The action begins against a backdrop where the health and wellness beverages category, which these three ventures target, is predicted to grow at 22 per cent per year and reach Rs 17,350 crore by 2015, according to consulting company Tata Strategic Management Group (TSMG). As of FY09 the size of that segment was estimated at Rs 5,150 crore. As BPW launches Nestea beginning with Mumbai, a market that it claims is the country's largest for iced tea, it could have likely gained a first mover advantage.
But it need not be game, set and match, say rivals. Even as one out of 10 customers visiting coffee chains ask for iced tea, the market is still niche and moving at a painfully slow pace, say rivals. In the overall beverage space, iced tea is an extremely small category, says an executive associated with one of the joint ventures. "It is a tough category, with not enough evolved consumers as a large segment of India still prefers its tea hot," says an expert.

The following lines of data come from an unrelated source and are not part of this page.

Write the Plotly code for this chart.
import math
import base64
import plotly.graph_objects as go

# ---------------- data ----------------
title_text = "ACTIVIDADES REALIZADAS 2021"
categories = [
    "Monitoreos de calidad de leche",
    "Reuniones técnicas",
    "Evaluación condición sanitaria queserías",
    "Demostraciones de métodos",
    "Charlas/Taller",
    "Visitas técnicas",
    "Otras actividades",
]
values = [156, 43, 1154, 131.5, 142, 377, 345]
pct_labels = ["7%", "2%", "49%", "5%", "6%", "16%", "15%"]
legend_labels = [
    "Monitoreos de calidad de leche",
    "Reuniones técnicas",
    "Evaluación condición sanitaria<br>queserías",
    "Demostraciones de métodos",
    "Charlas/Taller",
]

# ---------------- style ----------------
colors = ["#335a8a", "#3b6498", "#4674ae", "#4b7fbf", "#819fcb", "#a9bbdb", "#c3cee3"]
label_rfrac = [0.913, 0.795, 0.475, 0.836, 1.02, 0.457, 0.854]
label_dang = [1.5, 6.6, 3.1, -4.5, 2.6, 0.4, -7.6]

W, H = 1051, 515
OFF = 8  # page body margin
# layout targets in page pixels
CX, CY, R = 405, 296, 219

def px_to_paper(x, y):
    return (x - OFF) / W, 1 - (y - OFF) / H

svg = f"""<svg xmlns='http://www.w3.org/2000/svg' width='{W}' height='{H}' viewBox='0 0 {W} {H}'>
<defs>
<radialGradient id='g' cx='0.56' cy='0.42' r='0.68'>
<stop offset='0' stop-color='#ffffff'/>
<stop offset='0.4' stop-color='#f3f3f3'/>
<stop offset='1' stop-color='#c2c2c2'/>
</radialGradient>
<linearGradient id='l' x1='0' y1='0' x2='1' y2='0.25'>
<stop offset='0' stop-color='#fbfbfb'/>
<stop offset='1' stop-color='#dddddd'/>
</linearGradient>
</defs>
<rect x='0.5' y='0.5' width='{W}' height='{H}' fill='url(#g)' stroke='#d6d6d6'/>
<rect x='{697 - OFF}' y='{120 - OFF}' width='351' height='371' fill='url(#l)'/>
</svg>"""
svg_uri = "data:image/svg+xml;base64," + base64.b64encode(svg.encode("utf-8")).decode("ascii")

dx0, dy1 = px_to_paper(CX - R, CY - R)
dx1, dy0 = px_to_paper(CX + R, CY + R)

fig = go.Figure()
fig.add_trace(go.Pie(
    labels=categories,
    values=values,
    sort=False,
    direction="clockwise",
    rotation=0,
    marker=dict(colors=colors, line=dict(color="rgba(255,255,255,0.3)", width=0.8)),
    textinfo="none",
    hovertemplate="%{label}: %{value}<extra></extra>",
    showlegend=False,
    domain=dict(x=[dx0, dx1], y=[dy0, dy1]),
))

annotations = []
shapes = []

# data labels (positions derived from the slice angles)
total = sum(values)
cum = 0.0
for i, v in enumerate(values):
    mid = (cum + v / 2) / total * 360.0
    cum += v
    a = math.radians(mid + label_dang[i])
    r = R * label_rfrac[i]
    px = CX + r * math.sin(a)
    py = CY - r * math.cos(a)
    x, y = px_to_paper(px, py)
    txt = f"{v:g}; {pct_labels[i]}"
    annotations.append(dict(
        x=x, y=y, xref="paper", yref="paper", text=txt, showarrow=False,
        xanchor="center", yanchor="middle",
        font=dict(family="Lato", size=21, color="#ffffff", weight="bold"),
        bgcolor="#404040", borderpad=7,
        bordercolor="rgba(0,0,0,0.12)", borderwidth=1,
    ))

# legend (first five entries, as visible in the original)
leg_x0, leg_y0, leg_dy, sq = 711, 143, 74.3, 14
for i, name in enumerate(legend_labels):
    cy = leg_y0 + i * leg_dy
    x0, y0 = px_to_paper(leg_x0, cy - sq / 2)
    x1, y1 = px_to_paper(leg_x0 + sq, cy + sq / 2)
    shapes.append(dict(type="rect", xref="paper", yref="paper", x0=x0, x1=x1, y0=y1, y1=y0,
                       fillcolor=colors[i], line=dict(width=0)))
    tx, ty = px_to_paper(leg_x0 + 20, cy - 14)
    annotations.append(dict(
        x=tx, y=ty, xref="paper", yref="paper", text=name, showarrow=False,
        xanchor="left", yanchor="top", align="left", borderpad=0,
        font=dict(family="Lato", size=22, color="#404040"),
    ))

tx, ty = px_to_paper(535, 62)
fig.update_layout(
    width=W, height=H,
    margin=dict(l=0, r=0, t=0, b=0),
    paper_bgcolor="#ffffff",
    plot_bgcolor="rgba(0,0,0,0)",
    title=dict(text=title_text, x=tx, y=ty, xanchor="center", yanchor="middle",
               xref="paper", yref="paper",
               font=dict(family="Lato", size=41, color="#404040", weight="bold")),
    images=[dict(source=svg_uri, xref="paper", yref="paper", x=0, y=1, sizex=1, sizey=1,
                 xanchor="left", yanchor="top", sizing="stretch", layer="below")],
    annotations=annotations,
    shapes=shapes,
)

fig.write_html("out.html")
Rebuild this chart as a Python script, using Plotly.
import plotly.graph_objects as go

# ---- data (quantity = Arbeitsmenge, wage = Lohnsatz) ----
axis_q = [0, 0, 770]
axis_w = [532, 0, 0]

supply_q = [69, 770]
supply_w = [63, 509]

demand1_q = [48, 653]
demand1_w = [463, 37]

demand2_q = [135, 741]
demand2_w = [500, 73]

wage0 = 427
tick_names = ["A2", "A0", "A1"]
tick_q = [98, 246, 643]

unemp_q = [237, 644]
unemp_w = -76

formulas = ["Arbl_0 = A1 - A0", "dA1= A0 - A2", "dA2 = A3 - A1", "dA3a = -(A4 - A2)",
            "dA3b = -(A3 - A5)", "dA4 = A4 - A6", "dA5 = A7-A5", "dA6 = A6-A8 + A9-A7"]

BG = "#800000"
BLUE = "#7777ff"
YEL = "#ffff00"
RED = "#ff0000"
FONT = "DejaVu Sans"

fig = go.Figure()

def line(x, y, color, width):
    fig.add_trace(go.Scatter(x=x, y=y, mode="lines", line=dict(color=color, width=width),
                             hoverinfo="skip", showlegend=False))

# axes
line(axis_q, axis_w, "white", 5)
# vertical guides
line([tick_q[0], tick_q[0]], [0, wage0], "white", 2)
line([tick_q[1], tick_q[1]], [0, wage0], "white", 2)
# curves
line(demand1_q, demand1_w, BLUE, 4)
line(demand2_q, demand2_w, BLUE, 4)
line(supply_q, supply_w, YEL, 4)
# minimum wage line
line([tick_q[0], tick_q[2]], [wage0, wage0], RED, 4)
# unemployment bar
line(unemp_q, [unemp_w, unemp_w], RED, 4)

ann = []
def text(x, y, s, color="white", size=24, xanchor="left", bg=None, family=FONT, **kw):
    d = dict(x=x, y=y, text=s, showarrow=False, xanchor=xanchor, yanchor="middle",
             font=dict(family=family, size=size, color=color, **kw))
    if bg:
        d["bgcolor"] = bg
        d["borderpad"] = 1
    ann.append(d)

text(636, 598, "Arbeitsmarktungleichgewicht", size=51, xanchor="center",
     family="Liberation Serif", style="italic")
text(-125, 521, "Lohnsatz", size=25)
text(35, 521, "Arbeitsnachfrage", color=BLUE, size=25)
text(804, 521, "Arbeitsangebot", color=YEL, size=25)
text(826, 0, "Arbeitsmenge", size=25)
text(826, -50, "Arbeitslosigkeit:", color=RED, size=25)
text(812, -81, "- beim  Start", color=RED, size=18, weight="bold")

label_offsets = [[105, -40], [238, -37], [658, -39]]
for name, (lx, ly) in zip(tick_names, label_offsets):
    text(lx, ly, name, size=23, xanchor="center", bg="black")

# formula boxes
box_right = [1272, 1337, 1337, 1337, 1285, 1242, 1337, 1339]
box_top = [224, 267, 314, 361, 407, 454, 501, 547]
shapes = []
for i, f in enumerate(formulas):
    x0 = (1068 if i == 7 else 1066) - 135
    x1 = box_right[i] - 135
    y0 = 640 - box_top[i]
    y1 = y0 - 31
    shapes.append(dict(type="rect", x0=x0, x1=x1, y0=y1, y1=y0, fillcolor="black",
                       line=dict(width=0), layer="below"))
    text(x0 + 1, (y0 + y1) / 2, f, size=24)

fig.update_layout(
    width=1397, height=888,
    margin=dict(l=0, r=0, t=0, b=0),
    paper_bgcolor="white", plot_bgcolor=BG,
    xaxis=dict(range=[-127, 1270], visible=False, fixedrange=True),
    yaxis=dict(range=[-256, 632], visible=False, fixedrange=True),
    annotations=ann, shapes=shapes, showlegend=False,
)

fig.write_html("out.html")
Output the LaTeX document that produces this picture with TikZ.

But if you consider what the TSMG report says: "Yoghurt drinks, fruit juice, energy and sports drinks are likely to be the fastest-growing beverage categories, reaching eight times their aggregated current size by financial year 2015." BPW executives are confident. "In the past few years, there has been a significant rise in the café culture and also awareness and understanding of iced tea as a category, and we believe this is the right time to tap this opportunity," they say.
But competitive activity does not seem to suggest that. Tata Global Beverages brand, T!on (tea, fruit and ginseng drink) is yet to go national, despite a launch in South India in early-2009. Ricardo Fort, vice-president, marketing, Coca-Cola India, puts up a brave front. At the Mumbai launch he said that Nestea is not competing in the iced tea space, but in the entire space of beverages. Also, Nestea's India launch is in line with the joint venture's stated objective to be the number one brand in still beverages on a global basis. "We believe that we are offering a great product, a compelling consumer proposition and an extremely competitive price," say BPW executives. Over to the competition.